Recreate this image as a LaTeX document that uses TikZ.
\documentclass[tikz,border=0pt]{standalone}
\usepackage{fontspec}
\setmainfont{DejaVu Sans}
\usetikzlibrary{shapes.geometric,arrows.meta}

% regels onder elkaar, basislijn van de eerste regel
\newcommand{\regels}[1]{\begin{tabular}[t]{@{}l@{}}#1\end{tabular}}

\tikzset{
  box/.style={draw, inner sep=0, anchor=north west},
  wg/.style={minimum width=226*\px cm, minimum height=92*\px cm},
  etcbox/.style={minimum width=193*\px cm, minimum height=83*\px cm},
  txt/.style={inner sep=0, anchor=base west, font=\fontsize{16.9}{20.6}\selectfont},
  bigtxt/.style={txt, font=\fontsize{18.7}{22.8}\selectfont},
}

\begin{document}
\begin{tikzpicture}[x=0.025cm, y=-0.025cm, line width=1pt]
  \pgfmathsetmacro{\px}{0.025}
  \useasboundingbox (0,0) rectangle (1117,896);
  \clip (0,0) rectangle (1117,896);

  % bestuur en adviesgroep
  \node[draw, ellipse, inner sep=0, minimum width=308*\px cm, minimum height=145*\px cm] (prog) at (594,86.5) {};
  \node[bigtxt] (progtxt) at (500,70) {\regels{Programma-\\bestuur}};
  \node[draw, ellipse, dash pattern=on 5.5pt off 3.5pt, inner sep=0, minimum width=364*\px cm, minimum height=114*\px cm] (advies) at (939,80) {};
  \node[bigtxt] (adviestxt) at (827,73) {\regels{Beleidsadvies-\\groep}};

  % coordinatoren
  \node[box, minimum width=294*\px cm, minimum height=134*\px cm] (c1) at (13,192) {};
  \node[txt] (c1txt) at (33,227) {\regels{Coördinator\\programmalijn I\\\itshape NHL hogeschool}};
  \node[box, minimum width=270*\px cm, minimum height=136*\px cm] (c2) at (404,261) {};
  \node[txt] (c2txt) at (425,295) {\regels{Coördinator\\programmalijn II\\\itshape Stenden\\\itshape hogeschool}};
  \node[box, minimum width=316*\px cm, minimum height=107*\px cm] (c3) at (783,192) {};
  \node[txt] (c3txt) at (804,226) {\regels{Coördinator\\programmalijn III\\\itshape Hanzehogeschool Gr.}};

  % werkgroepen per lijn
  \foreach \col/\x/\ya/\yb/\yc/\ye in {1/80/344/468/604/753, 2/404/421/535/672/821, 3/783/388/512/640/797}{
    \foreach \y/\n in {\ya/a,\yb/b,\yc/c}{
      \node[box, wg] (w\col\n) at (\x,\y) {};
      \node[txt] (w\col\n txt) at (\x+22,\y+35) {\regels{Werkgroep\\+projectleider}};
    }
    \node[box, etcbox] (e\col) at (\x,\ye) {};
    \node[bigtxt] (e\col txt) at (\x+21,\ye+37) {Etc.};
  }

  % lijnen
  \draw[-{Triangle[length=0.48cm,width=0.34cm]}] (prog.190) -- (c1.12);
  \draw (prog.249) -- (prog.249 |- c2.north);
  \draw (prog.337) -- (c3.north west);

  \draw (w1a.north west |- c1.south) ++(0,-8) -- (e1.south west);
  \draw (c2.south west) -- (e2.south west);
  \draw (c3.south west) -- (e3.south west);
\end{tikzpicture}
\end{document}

• • • • • • •

Reproduce the listing above verbatim, from first line to last.

Recreate this image as a LaTeX document that uses TikZ.
\documentclass[tikz,border=0pt]{standalone}
\usepackage{fontspec}
\setmainfont{DejaVu Sans}
\usetikzlibrary{shapes.geometric,arrows.meta}

% regels onder elkaar, basislijn van de eerste regel
\newcommand{\regels}[1]{\begin{tabular}[t]{@{}l@{}}#1\end{tabular}}

\tikzset{
  box/.style={draw, inner sep=0, anchor=north west},
  wg/.style={minimum width=226*\px cm, minimum height=92*\px cm},
  etcbox/.style={minimum width=193*\px cm, minimum height=83*\px cm},
  txt/.style={inner sep=0, anchor=base west, font=\fontsize{16.9}{20.6}\selectfont},
  bigtxt/.style={txt, font=\fontsize{18.7}{22.8}\selectfont},
}

\begin{document}
\begin{tikzpicture}[x=0.025cm, y=-0.025cm, line width=1pt]
  \pgfmathsetmacro{\px}{0.025}
  \useasboundingbox (0,0) rectangle (1117,896);
  \clip (0,0) rectangle (1117,896);

  % bestuur en adviesgroep
  \node[draw, ellipse, inner sep=0, minimum width=308*\px cm, minimum height=145*\px cm] (prog) at (594,86.5) {};
  \node[bigtxt] (progtxt) at (500,70) {\regels{Programma-\\bestuur}};
  \node[draw, ellipse, dash pattern=on 5.5pt off 3.5pt, inner sep=0, minimum width=364*\px cm, minimum height=114*\px cm] (advies) at (939,80) {};
  \node[bigtxt] (adviestxt) at (827,73) {\regels{Beleidsadvies-\\groep}};

  % coordinatoren
  \node[box, minimum width=294*\px cm, minimum height=134*\px cm] (c1) at (13,192) {};
  \node[txt] (c1txt) at (33,227) {\regels{Coördinator\\programmalijn I\\\itshape NHL hogeschool}};
  \node[box, minimum width=270*\px cm, minimum height=136*\px cm] (c2) at (404,261) {};
  \node[txt] (c2txt) at (425,295) {\regels{Coördinator\\programmalijn II\\\itshape Stenden\\\itshape hogeschool}};
  \node[box, minimum width=316*\px cm, minimum height=107*\px cm] (c3) at (783,192) {};
  \node[txt] (c3txt) at (804,226) {\regels{Coördinator\\programmalijn III\\\itshape Hanzehogeschool Gr.}};

  % werkgroepen per lijn
  \foreach \col/\x/\ya/\yb/\yc/\ye in {1/80/344/468/604/753, 2/404/421/535/672/821, 3/783/388/512/640/797}{
    \foreach \y/\n in {\ya/a,\yb/b,\yc/c}{
      \node[box, wg] (w\col\n) at (\x,\y) {};
      \node[txt] (w\col\n txt) at (\x+22,\y+35) {\regels{Werkgroep\\+projectleider}};
    }
    \node[box, etcbox] (e\col) at (\x,\ye) {};
    \node[bigtxt] (e\col txt) at (\x+21,\ye+37) {Etc.};
  }

  % lijnen
  \draw[-{Triangle[length=0.48cm,width=0.34cm]}] (prog.190) -- (c1.12);
  \draw (prog.249) -- (prog.249 |- c2.north);
  \draw (prog.337) -- (c3.north west);

  \draw (w1a.north west |- c1.south) ++(0,-8) -- (e1.south west);
  \draw (c2.south west) -- (e2.south west);
  \draw (c3.south west) -- (e3.south west);
\end{tikzpicture}
\end{document}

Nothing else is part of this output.